Ce que je pense de Bouteflika -41-

Posté par imsat le 25 février 2014

« Je ne serai jamais un trois-quart de Président ». Cette phrase prononcée par Bouteflika dès son accession à la magistrature suprême en 1999 est encore dans les mémoires. Elle fut abondamment commentée. Les analyses suscitées par le propos cinglant du chef de l’Etat portèrent essentiellement sur le rôle de l’armée dans la vie politique du pays, sa place réelle dans l’articulation et l’exercice du pouvoir, ses rapports avec l’institution présidentielle et par ricochet et plus précisément avec le président de la République. Au risque de me répéter, je précise quand même que ce n’est pas la décortication de la phrase qui m’intéresse en premier lieu. Je me demande d’ailleurs pourquoi on va  directement et presque dans la précipitation au décryptage des déclarations politiques, de leur contenu, de leur portée alors même qu’elles présentent d’autres aspects intéressants, particuliers, révélateurs, significatifs.

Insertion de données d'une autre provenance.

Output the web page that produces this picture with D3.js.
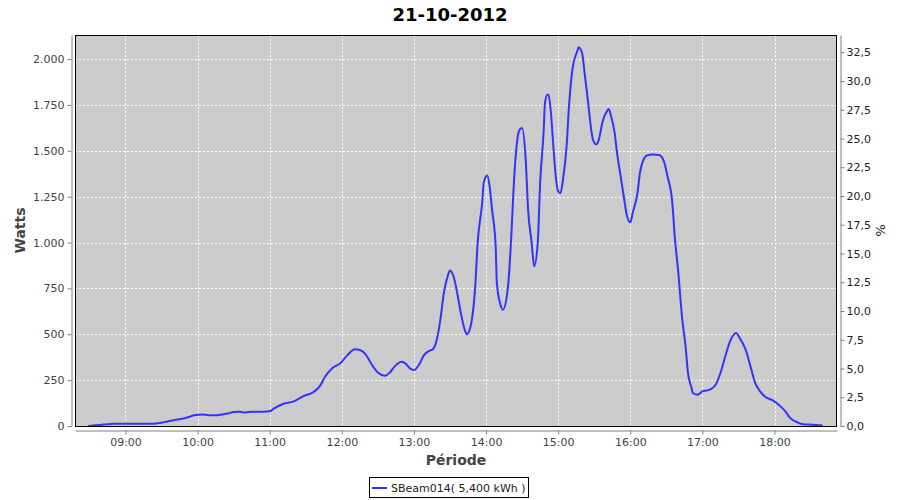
<!DOCTYPE html>
<html>
<head>
<meta charset="utf-8">
<script src="https://cdn.jsdelivr.net/npm/d3@7"></script>
<style>
  html, body { margin: 0; padding: 0; background: #fff; }
  svg { display: block; font-family: "DejaVu Sans", sans-serif; }
</style>
</head>
<body>
<svg id="chart" width="900" height="500"></svg>
<script>
// ---- data ----
const chartTitle = "21-10-2012";
const seriesName = "SBeam014( 5,400 kWh )";
const times = ["08:29","08:33","08:38","08:42","08:46","08:50","09:00","09:10","09:20","09:24","09:26","09:30","09:35","09:41","09:46","09:50","09:54","09:58","10:05","10:10","10:15","10:20","10:25","10:30","10:35","10:40","10:45","10:55","11:00","11:03","11:11","11:20","11:28","11:36","11:42","11:46","11:52","11:59","12:05","12:11","12:15","12:21","12:25","12:30","12:36","12:40","12:44","12:50","12:54","12:57","13:00","13:05","13:08","13:12","13:16","13:19","13:22","13:25","13:28","13:30","13:33","13:36","13:39","13:42","13:44","13:47","13:51","13:53","13:57","13:58","14:01","14:03","14:05","14:08","14:09","14:12","14:14","14:18","14:21","14:23","14:26","14:28","14:30","14:33","14:35","14:38","14:40","14:43","14:45","14:48","14:49","14:51","14:52","14:54","14:56","14:58","15:00","15:02","15:04","15:07","15:09","15:12","15:16","15:17","15:20","15:22","15:25","15:27","15:29","15:32","15:34","15:37","15:41","15:42","15:44","15:47","15:49","15:52","15:55","15:57","16:00","16:02","16:06","16:08","16:11","16:14","16:19","16:24","16:28","16:31","16:35","16:37","16:40","16:43","16:46","16:48","16:51","16:52","16:56","17:00","17:04","17:06","17:11","17:15","17:19","17:23","17:28","17:31","17:36","17:40","17:44","17:48","17:52","17:59","18:05","18:09","18:13","18:19","18:24","18:31","18:40"];
const watts = [0,3,5,8,10,12,12,12,12,12,15,18,25,33,38,44,52,60,62,58,58,63,68,76,77,74,78,78,80,93,120,134,163,183,220,268,315,343,389,418,414,379,334,292,274,292,325,350,334,312,305,343,383,407,420,470,580,730,815,848,815,725,616,530,500,540,761,997,1233,1324,1365,1306,1179,979,779,661,634,743,1033,1306,1560,1615,1624,1451,1179,997,870,997,1324,1615,1760,1806,1806,1706,1524,1360,1279,1270,1342,1524,1742,1950,2045,2064,2030,1924,1760,1640,1560,1535,1565,1660,1720,1728,1690,1597,1488,1360,1233,1152,1110,1161,1270,1379,1451,1475,1480,1477,1442,1360,1215,1033,834,597,434,289,207,180,171,189,194,198,225,289,379,461,507,480,416,325,234,189,161,138,107,80,44,20,9,7,3];
const xTickLabels = ["09:00","10:00","11:00","12:00","13:00","14:00","15:00","16:00","17:00","18:00"];
const leftTicks = [0,250,500,750,1000,1250,1500,1750,2000];
const rightTicks = [0,2.5,5,7.5,10,12.5,15,17.5,20,22.5,25,27.5,30,32.5];
const xDomain = ["08:18","18:52"];
const leftMax = 2131;
const rightMax = 34.0;

// ---- helpers ----
const toMin = s => { const [h, m] = s.split(":").map(Number); return h * 60 + m; };
const loc = d3.formatLocale({ decimal: ",", thousands: ".", grouping: [3], currency: ["", ""] });
const fmtLeft = loc.format(",d");
const fmtRight = loc.format(".1f");

const svg = d3.select("#chart");
const P = { left: 75, top: 35, right: 837, bottom: 426 };

const x = d3.scaleLinear().domain(xDomain.map(toMin)).range([P.left, P.right]);
const yL = d3.scaleLinear().domain([0, leftMax]).range([P.bottom, P.top]);
const yR = d3.scaleLinear().domain([0, rightMax]).range([P.bottom, P.top]);

// title
svg.append("text").attr("x", 450).attr("y", 21).attr("text-anchor", "middle")
  .attr("font-size", 18).attr("font-weight", "bold").attr("fill", "#000").text(chartTitle);

// plot background
svg.append("rect").attr("x", P.left).attr("y", P.top)
  .attr("width", P.right - P.left).attr("height", P.bottom - P.top).attr("fill", "#cccccc");

// grid
const grid = svg.append("g").attr("stroke", "#fff").attr("stroke-width", 1).attr("stroke-dasharray", "2,2");
grid.selectAll("line.v").data(xTickLabels).join("line")
  .attr("x1", d => Math.round(x(toMin(d))) + 0.5).attr("x2", d => Math.round(x(toMin(d))) + 0.5)
  .attr("y1", P.top).attr("y2", P.bottom);
grid.selectAll("line.h").data(leftTicks.slice(1)).join("line")
  .attr("x1", P.left).attr("x2", P.right)
  .attr("y1", d => Math.round(yL(d)) + 0.5).attr("y2", d => Math.round(yL(d)) + 0.5);

// clip
svg.append("clipPath").attr("id", "clip").append("rect")
  .attr("x", P.left).attr("y", P.top).attr("width", P.right - P.left).attr("height", P.bottom - P.top);

// line
const data = times.map((t, i) => ({ t: toMin(t), v: watts[i] }));
const line = d3.line().x(d => x(d.t)).y(d => yL(d.v)).curve(d3.curveMonotoneX);
svg.append("path").datum(data).attr("clip-path", "url(#clip)")
  .attr("fill", "none").attr("stroke", "#3333ff").attr("stroke-width", 2)
  .attr("stroke-linejoin", "round").attr("d", line);

// plot border
svg.append("rect").attr("x", P.left + 0.5).attr("y", P.top + 0.5)
  .attr("width", P.right - P.left - 1).attr("height", P.bottom - P.top)
  .attr("fill", "none").attr("stroke", "#000").attr("stroke-width", 1);

// axes
const axisStyle = g => {
  g.select(".domain").attr("stroke", "#808080");
  g.selectAll(".tick line").attr("stroke", "#808080");
  g.selectAll(".tick text").attr("font-family", "DejaVu Sans, sans-serif").attr("font-size", 11).attr("fill", "#444");
};
svg.append("g").attr("transform", `translate(${P.left - 4 + 0.5},0)`)
  .call(d3.axisLeft(yL).tickValues(leftTicks).tickFormat(fmtLeft).tickSizeInner(4).tickSizeOuter(0).tickPadding(3))
  .call(axisStyle);
svg.append("g").attr("transform", `translate(${P.right + 4 - 0.5},0)`)
  .call(d3.axisRight(yR).tickValues(rightTicks).tickFormat(fmtRight).tickSizeInner(4).tickSizeOuter(0).tickPadding(2))
  .call(axisStyle)
  .call(g => g.selectAll(".tick text").attr("fill", "#222"));
svg.append("g").attr("transform", `translate(0,${P.bottom + 4 + 0.5})`)
  .call(d3.axisBottom(x).tickValues(xTickLabels.map(toMin)).tickFormat((d, i) => xTickLabels[i]).tickSizeInner(4).tickSizeOuter(0).tickPadding(4))
  .call(axisStyle);

// axis labels
svg.append("text").attr("transform", `translate(25,${(P.top + P.bottom) / 2}) rotate(-90)`)
  .attr("text-anchor", "middle").attr("font-size", 14).attr("font-weight", "bold").attr("fill", "#444").text("Watts");
svg.append("text").attr("transform", `translate(876,${(P.top + P.bottom) / 2}) rotate(90)`)
  .attr("text-anchor", "middle").attr("font-size", 13).attr("fill", "#222").text("%");
svg.append("text").attr("x", (P.left + P.right) / 2).attr("y", 465)
  .attr("text-anchor", "middle").attr("font-size", 14).attr("font-weight", "bold").attr("fill", "#444").text("Période");

// legend
const lg = svg.append("g");
lg.append("rect").attr("x", 369.5).attr("y", 477.5).attr("width", 159).attr("height", 20)
  .attr("fill", "#fff").attr("stroke", "#000");
lg.append("line").attr("x1", 372).attr("x2", 387).attr("y1", 488).attr("y2", 488)
  .attr("stroke", "#3333ff").attr("stroke-width", 2);
lg.append("text").attr("x", 391).attr("y", 492).attr("font-size", 11).attr("fill", "#222").text(seriesName);
</script>
</body>
</html>
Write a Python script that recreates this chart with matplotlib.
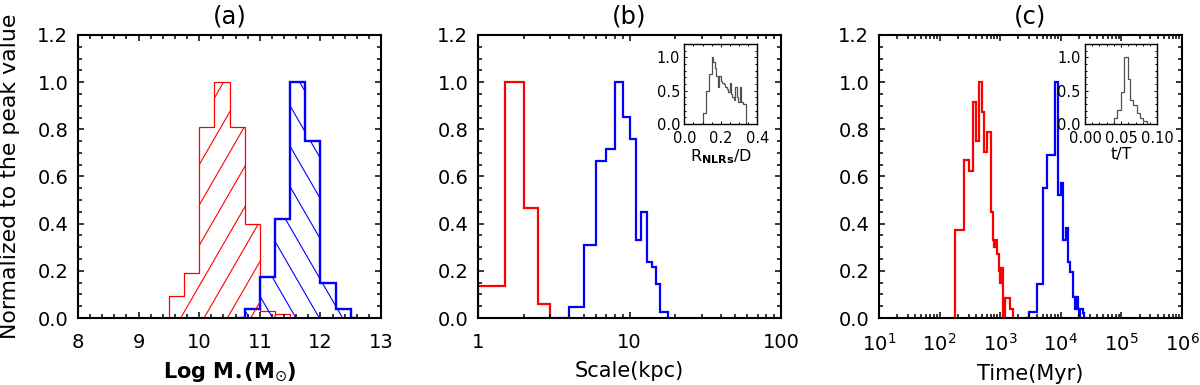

Stratégie sémantique ? « Je ne serai pas un trois-quart de Président ». Bouteflika l’a dit et il l’a fait de la façon la plus claire, la plus explicite possible, et c’est d’abord cela qui est marquant et qui est censé retenir l’attention. Jamais auparavant, la fonction présidentielle n’avait été évoquée de la sorte. L’affirmation n’est pas banale. Elle démarque à nouveau nettement le Président de tous ses prédécesseurs de surcroît sur un terrain spécial, celui des modalités d’exercice du pouvoir (présidentiel). La mise au point séduit par les mots employés pour sa formalisation, par son esthétique. Il y a de la fermeté dans cette façon de dire. En l’occurrence, affirmer c’est annoncer la couleur, marquer, baliser son pré carré, établir une ligne de démarcation. Et puis, il y a une précision mathématique dans la formule. Le pouvoir du Président ne saurait être fractionné. C’est le « trois-quart » auquel se réfère Bouteflika qui m’a immédiatement séduit. Il pouvait utiliser d’autres termes pour signifier qu’il serait un Président à part entière. La proportion introduite par ses soins était destinée à frapper les esprits. Trois-quart, c’est plus que la moitié mais ce n’est pas le total, ça ne fait pas le compte. Et puis, ce « trois-quart », je trouve que c’est un formidable raccourci que l’on peut emprunter pour comprendre assez vite la vision bouteflikienne du pouvoir. On peut spéculer sans limite sur les rapports réels entre le Président et l’armée (beaucoup l’ont fait et continuent de le faire). Moi, je préfère d’abord m’appesantir sur les mots, m’interroger sur ce qui conduit à opter pour tel mot plutôt que pour tel autre, deviner les raisons à l’origine du choix arrêté en définitive. Peut-on, par exemple, parler de stratégie sémantique à propos du discours de Bouteflika en général ? C’est une question que je me suis posée à maintes reprises. J’étais enclin à y répondre affirmativement. Je continue de penser que rien, dans ses déclarations, n’est improvisé ni laissé au hasard, que tout, au contraire, est jaugé, pesé, réfléchi. Enfin, je crois que, quand on veut disserter sérieusement sur le pouvoir en Algérie, on ne peut honnêtement pas passer sous silence la phrase référentielle de Bouteflika, celle qui accentue sa singularité, le distinguant ainsi complètement de ses prédécesseurs.